Con todo y con eso, Gómez Dávila, que se retrata como “un pagano que cree en Cristo” –el agitador crucificado cercano al Pantocrátor bizantino y no al “modelo de las asistentas sociales” 253– más que como un cristiano 254, en la convicción, por otro lado, de que “el paganismo es el otro Antiguo Testamento de la Iglesia” 255, sigue profesando el cristianismo 256, única doctrina que plantea todos los problemas 257y que enseña “lo que el hombre quisiera creer y no se atreve” 258, llegando incluso a reconocerlo como su “patria” 259. Por otra parte, sostiene nuestro autor, “lo que se piensa contra la Iglesia, si no se piensa desde la Iglesia, carece de interés” 260. Y desde dentro de la Iglesia, que perpetúa para él “la creación postrera del patriciado romano” 261, se oye su voz que escarnece a los promotores del cambio 262, culpables sobre todo de haber perseguido –incluso aboliendo los “viejos idiomas litúrgicos”– el archivo de toda la herencia proveniente del pasado griego y latino 263, y reclama una religión “monástica, ascética, autoritaria, jerárquica”, porque así debe ser una “verdadera religión” 264.
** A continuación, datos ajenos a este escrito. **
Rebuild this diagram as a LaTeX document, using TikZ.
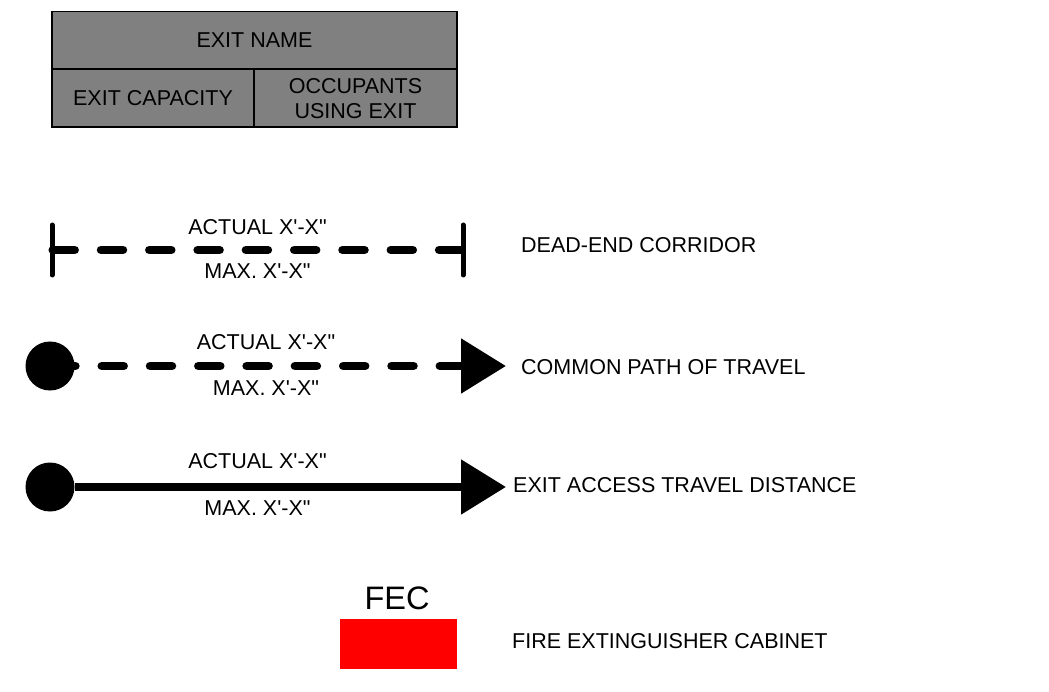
\documentclass[tikz,border=0pt]{standalone}
\usepackage{fontspec}
\setmainfont{Liberation Sans}[Ligatures=TeXOff]
\usepackage{tikz}
\usetikzlibrary{arrows.meta}

\begin{document}
\begin{tikzpicture}[x=1pt, y=-1pt, every node/.style={font=\fontsize{21.5}{25}\selectfont, inner sep=0pt},
	cell/.style={draw, fill=gray, line width=1.5pt, minimum height=57.5pt},
	dot/.style={circle, fill=black, minimum size=49pt},
	corridor/.style={line width=8.5pt, line cap=round, dash pattern=on 22pt off 26.3pt},
	endbar/.style={line width=5pt, line cap=round},
	tip/.style={-{Triangle[length=45pt, width=53pt]}}]
	\useasboundingbox (0,0) rectangle (1049,692);
	\node[cell, minimum width=405pt] (exitname) at (254.5,40.5) {EXIT NAME};
	\node[cell, minimum width=202pt] (exitcap) at (153,98.5) {EXIT CAPACITY};
	\node[cell, minimum width=203pt, align=center] (occupants) at (355.5,98.5) {OCCUPANTS\\USING EXIT};

	\coordinate (de-l) at (52,250);
	\coordinate (de-r) at (463,250);
	\draw[corridor, dash phase=47.6pt] (de-l) -- (de-r);
	\draw[endbar] ([yshift=-25pt]de-l) -- ([yshift=25pt]de-l);
	\draw[endbar] ([yshift=-25pt]de-r) -- ([yshift=25pt]de-r);
	\node (de-actual) at (257.5,227) {ACTUAL X'-X"};
	\node (de-max) at (257.5,271) {MAX. X'-X"};
	\node[anchor=west] (de-text) at (521,245) {DEAD-END CORRIDOR};

	\node[dot] (cp-dot) at (50,366) {};
	\coordinate (cp-tip) at (506,366);
	\draw[corridor, tip, dash phase=21.3pt] (cp-dot) -- (cp-tip);
	\node (cp-actual) at (266,342) {ACTUAL X'-X"};
	\node (cp-max) at (266,388) {MAX. X'-X"};
	\node[anchor=west] (cp-text) at (521,367) {COMMON PATH OF TRAVEL};

	\node[dot] (ea-dot) at (50,487) {};
	\coordinate (ea-tip) at (506,487);
	\draw[line width=8.5pt, tip] (ea-dot) -- (ea-tip);
	\node (ea-actual) at (257.5,461) {ACTUAL X'-X"};
	\node (ea-max) at (257.5,508) {MAX. X'-X"};
	\node[anchor=west] (ea-text) at (513,485) {EXIT ACCESS TRAVEL DISTANCE};

	\node[fill=red, minimum width=117pt, minimum height=50pt] (fec) at (398.5,644) {};
	\node[font=\fontsize{32.5}{38}\selectfont] (fec-label) at (397,598) {FEC};
	\node[anchor=west] (fec-text) at (512,641) {FIRE EXTINGUISHER CABINET};
\end{tikzpicture}
\end{document}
III. LAS LECTURAS DE UN ESCRITOR POR NECESIDAD Y POR PLACER
Como es evidente, en los Escolios resuenan las innumerables lecturas de Gómez Dávila 265: mayoritariamente realizadas en el reducto de su biblioteca, una estancia majestuosa en el centro de la imponente vivienda de estilo Tudor ubicada en una hacinada calle de Bogotá, donde a “Colacho” –como lo llamaban los amigos– le gustaba pasar cotidianamente largas horas, rodeado de muchísimos libros, casi todos en lengua original, que llegaron a superar los treinta mil ejemplares 266, en gran parte adquiridos gracias a Karl Buchholz, de proveniencia alemana 267, y al amigo de origen vienés Hans Ungar 268. Libros que comprenden, a veces en ediciones raras de factura europea, textos de la literatura universal, de Homero a Goethe y más allá, y del pensamiento occidental –de los presocráticos a Heidegger– e incluso oriental 269, pero muy pocos frutos de los escritores sudamericanos contemporáneos. Y entre estos, de forma nada sorprendente, ni siquiera uno de su compatriota Gabriel García Márquez, distinguido con el premio Nobel en 1982 270, el cual, como adversario caballeresco que era de Gómez Dávila, en cierta ocasión habría admitido: “si no fuese comunista, pensaría en todo y por todo como él” 271(mientras Marco Tangheroni 272, con leve ironía, dirá más tarde: “no siendo comunista, pienso en todo y por todo como él” 273). De cualquier modo, en primera fila se encontraban los escritos de Justus Möser, padre del conservatismo rural 274, la obra completa, en el original ruso, de Konstantin Leont’ev, el fustigador del ‘europeo medio’, los ensayos de Joseph de Maistre, de Juan Donoso Cortés y de otros paladines del pensamiento reaccionario, entre ellos Maurice Barrès y Charles Maurras 275.